I don't know how to be a manager
Only a minority of managers have received much management training as too often their business simply assumes that they will just figure it out for themselves. However, good management is not easy and there are very few people who have enough natural talent to figure out this complex discipline all on their own. If you give a person a choice of two tasks: one they feel comfortable with, and another where they don't really know how to do it, most people will gravitate toward the former; which explains why unskilled managers don't give top priority to their managerial duties.

So what should managers focus on?
The things that will improve the performance of their people, achieve important goals, and generally improve their business. Things like forward planning, quality one-to-one time with staff and colleagues, team meetings, listening to customers, gathering information about the market, setting clear expectations about direction and performance, driving through key improvements, helping people to enjoy their work, and making key policy-shaping decisions.

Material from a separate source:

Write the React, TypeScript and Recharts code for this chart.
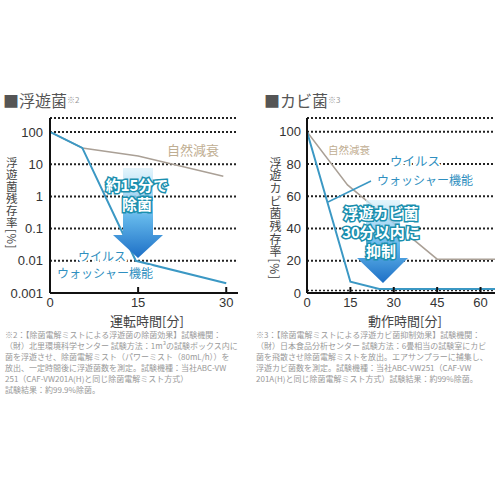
import { LineChart, Line, XAxis, YAxis, CartesianGrid, ReferenceLine } from "recharts";

// 浮遊菌 (left chart, log scale)
const airTime = [0, 5.5, 14.6, 30];
const airWasher = [100, 32, 0.01, 0.002];
const airNaturalTime = [0, 5.5, 15, 29.5];
const airNatural = [100, 32, 18, 4.2];
const airTicksX = [0, 15, 30];
const airTicksY = [0.001, 0.01, 0.1, 1, 10, 100];

// カビ菌 (right chart, linear)
const moldTime = [0, 15, 25, 65];
const moldWasher = [100, 7, 2.5, 2.5];
const moldNaturalTime = [0, 14, 45, 65];
const moldNatural = [100, 67, 21, 21];
const moldTicksX = [0, 15, 30, 45, 60];
const moldTicksY = [0, 20, 40, 60, 80, 100];

const noteLeft = [
  "※2：【除菌電解ミストによる浮遊菌の除菌効果】試験機関：",
  "（財）北里環境科学センター 試験方法：1m³の試験ボックス内に",
  "菌を浮遊させ、除菌電解ミスト（パワーミスト（80mL/h））を",
  "放出、一定時間後に浮遊菌数を測定。試験機種：当社ABC-VW",
  "251（CAF-VW201A(H)と同じ除菌電解ミスト方式）",
  "試験結果：約99.9%除菌。",
];
const noteRight = [
  "※3：【除菌電解ミストによる浮遊カビ菌抑制効果】試験機関：",
  "（財）日本食品分析センター 試験方法：6畳相当の試験室にカビ",
  "菌を飛散させ除菌電解ミストを放出。エアサンプラーに捕集し、",
  "浮遊カビ菌数を測定。試験機種：当社ABC-VW251（CAF-VW",
  "201A(H)と同じ除菌電解ミスト方式）試験結果：約99%除菌。",
];

const BLUE = "#3b98c4";
const BEIGE = "#aaa096";
const JP = '"Noto Sans CJK JP", sans-serif';

const toRows = (t: number[], v: number[]) => t.map((x, i) => ({ t: x, v: v[i] }));

function XTick(props: any) {
  const { x, y, payload } = props;
  return (
    <g>
      {payload.value !== 0 && (
        <line x1={x} x2={x} y1={y - 4} y2={y - 10} stroke="#111" strokeWidth={2} />
      )}
      <text x={x} y={y} dy="0.75em" textAnchor="middle" fontSize={13} fill="#333">
        {payload.value}
      </text>
    </g>
  );
}

const axisStyle = { stroke: "#111", strokeWidth: 2 };

function VLabel({ text, x, top, size, spacing }: { text: string; x: number; top: number; size: number; spacing: number }) {
  return (
    <div
      style={{
        position: "absolute",
        left: x - size / 2,
        top,
        width: size,
        writingMode: "vertical-rl",
        fontFamily: JP,
        fontSize: size,
        lineHeight: 1,
        color: "#444",
        letterSpacing: spacing,
      }}
    >
      {text}
      <span style={{ textOrientation: "sideways" }}>[%]</span>
    </div>
  );
}

export default function App() {
  return (
    <div
      style={{
        position: "absolute",
        left: 0,
        top: 0,
        width: 500,
        height: 500,
        background: "#fff",
        overflow: "hidden",
        fontFamily: '"Liberation Sans", Arial, sans-serif',
      }}
    >
      <div style={{ position: "absolute", left: 0, top: 0 }}>
        <LineChart width={250} height={320} margin={{ top: 118, right: 12, left: 0, bottom: 0 }}>
          <CartesianGrid vertical={false} stroke="#222" strokeWidth={2} strokeDasharray="2 2" />
          <XAxis
            type="number"
            dataKey="t"
            domain={[0, 32]}
            ticks={airTicksX}
            allowDataOverflow
            height={27}
            tickLine={false}
            tickSize={0}
            tickMargin={4}
            tick={<XTick />}
            axisLine={axisStyle}
          />
          <YAxis
            type="number"
            dataKey="v"
            scale="log"
            domain={[0.001, 272]}
            ticks={airTicksY}
            allowDataOverflow
            width={50}
            tickLine={false}
            tickSize={0}
            tickMargin={7}
            tick={{ fontSize: 13, fill: "#333" }}
            axisLine={axisStyle}
          />
          <Line
            data={toRows(airNaturalTime, airNatural)}
            dataKey="v"
            stroke={BEIGE}
            strokeWidth={1.5}
            dot={false}
            isAnimationActive={false}
          />
          <Line
            data={toRows(airTime, airWasher)}
            dataKey="v"
            stroke={BLUE}
            strokeWidth={2}
            dot={false}
            isAnimationActive={false}
          />
        </LineChart>
      </div>

      <div style={{ position: "absolute", left: 250, top: 0 }}>
        <LineChart width={250} height={320} margin={{ top: 118, right: 5, left: 0, bottom: 0 }}>
          <CartesianGrid vertical={false} stroke="#222" strokeWidth={2} strokeDasharray="2 2" />
          <ReferenceLine y={1.5} stroke="#222" strokeWidth={1.5} strokeDasharray="2 2" />
          <XAxis
            type="number"
            dataKey="t"
            domain={[0, 65]}
            ticks={moldTicksX}
            allowDataOverflow
            height={27}
            tickLine={false}
            tickSize={0}
            tickMargin={4}
            tick={<XTick />}
            axisLine={axisStyle}
          />
          <YAxis
            type="number"
            dataKey="v"
            domain={[0, 108.5]}
            ticks={moldTicksY}
            allowDataOverflow
            width={57}
            tickLine={false}
            tickSize={0}
            tickMargin={6}
            tick={{ fontSize: 13, fill: "#333" }}
            axisLine={axisStyle}
          />
          <Line
            data={toRows(moldNaturalTime, moldNatural)}
            dataKey="v"
            stroke={BEIGE}
            strokeWidth={1.5}
            dot={false}
            isAnimationActive={false}
          />
          <Line
            data={toRows(moldTime, moldWasher)}
            dataKey="v"
            stroke={BLUE}
            strokeWidth={2}
            dot={false}
            isAnimationActive={false}
          />
        </LineChart>
      </div>

      {/* titles, labels, arrows */}
      <svg
        width={500}
        height={500}
        style={{ position: "absolute", left: 0, top: 0, pointerEvents: "none", fontFamily: JP }}
      >
        <defs>
          <linearGradient id="arrowGrad" x1="0" y1="0" x2="0" y2="1">
            <stop offset="0" stopColor="#d9f1fb" stopOpacity={0.7} />
            <stop offset="0.55" stopColor="#62b6ea" />
            <stop offset="1" stopColor="#1d6fc6" />
          </linearGradient>
        </defs>

        <text x={3} y={107} fontSize={16} fill="#555">
          ■浮遊菌<tspan fontSize={8} fill="#999" dy={-4}>※2</tspan>
        </text>
        <text x={264} y={107} fontSize={16} fill="#555">
          ■カビ菌<tspan fontSize={8} fill="#999" dy={-4}>※3</tspan>
        </text>

        <text x={147} y={326} textAnchor="middle" fontSize={13} fill="#444">運転時間[分]</text>
        <text x={405} y={326} textAnchor="middle" fontSize={13} fill="#444">動作時間[分]</text>

        {/* left annotations */}
        <text x={167} y={155} fontSize={13} fill="#bfae92">自然減衰</text>
        <polygon
          points="123,168 153,168 153,235 163,235 138,258 113,235 123,235"
          fill="url(#arrowGrad)"
        />
        <g fontSize={15} fontWeight={700} textAnchor="middle" fill="#fff" stroke="#1b8fae" strokeWidth={3} style={{ paintOrder: "stroke" }}>
          <text x={137} y={191}>約15分で</text>
          <text x={137} y={210}>除菌</text>
        </g>
        <g fontSize={12} fill="#2f8fc0" stroke="#fff" strokeWidth={4} style={{ paintOrder: "stroke" }}>
          <text x={78} y={261}>ウイルス</text>
          <text x={57} y={278}>ウォッシャー機能</text>
        </g>

        {/* right annotations */}
        <text x={328} y={154} fontSize={10.5} fill="#bfae92">自然減衰</text>
        <line x1={371} y1={181} x2={328} y2={202} stroke={BLUE} strokeWidth={1.5} />
        <g fill="#2f8fc0" stroke="#fff" strokeWidth={4} style={{ paintOrder: "stroke" }}>
          <text x={390} y={166} fontSize={12.5}>ウイルス</text>
          <text x={377} y={185} fontSize={12}>ウォッシャー機能</text>
        </g>
        <polygon
          points="366,200 400,200 400,258 408,258 383,283 357,258 366,258"
          fill="url(#arrowGrad)"
        />
        <g fontSize={15} fontWeight={700} textAnchor="middle" fill="#fff" stroke="#1b8fae" strokeWidth={3} style={{ paintOrder: "stroke" }}>
          <text x={381} y={219}>浮遊カビ菌</text>
          <text x={381} y={238}>30分以内に</text>
          <text x={381} y={257}>抑制</text>
        </g>
      </svg>

      <VLabel text="浮遊菌残存率" x={11} top={157} size={11.5} spacing={0.5} />
      <VLabel text="浮遊カビ菌残存率" x={275} top={157} size={12} spacing={0.7} />

      <div style={{ position: "absolute", left: 5, top: 329, fontFamily: JP, fontSize: 8, lineHeight: "11px", color: "#999", whiteSpace: "nowrap" }}>
        {noteLeft.map((s) => (
          <div key={s}>{s}</div>
        ))}
      </div>
      <div style={{ position: "absolute", left: 256, top: 329, fontFamily: JP, fontSize: 8, lineHeight: "11px", color: "#999", whiteSpace: "nowrap" }}>
        {noteRight.map((s) => (
          <div key={s}>{s}</div>
        ))}
      </div>
    </div>
  );
}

How can you change your focus?
Managers who don't do enough leading and managing because they're too busy with other stuff, inevitably realise that they're not keeping up with the workload and ask for help. Unfortunately the help they ask for usually isn't support in learning how to be a good manager, but the recruitment of junior managers who can help them with the managerial workload. Consequently a department that only needs one manager now has two or more, none of whom know how to do the job properly and spend most of their time doing something other than leading and managing. In fact an additional layer of management will probably just increase costs and slow down communication both up and down the organisation. So first of all find out how much leading and managing your existing managers do and if it’s not enough, don't recruit because it won't fix the problem.

Managers should always put their leadership and management responsibilities first and only once these have been properly attended should they go to work on the other more hands-on tasks and responsibilities. A manager who then finds that they now don't have enough time to complete these other duties should not compromise on being an effective manager, and instead do what good managers do and delegate the hands-on tasks they don't have time to do.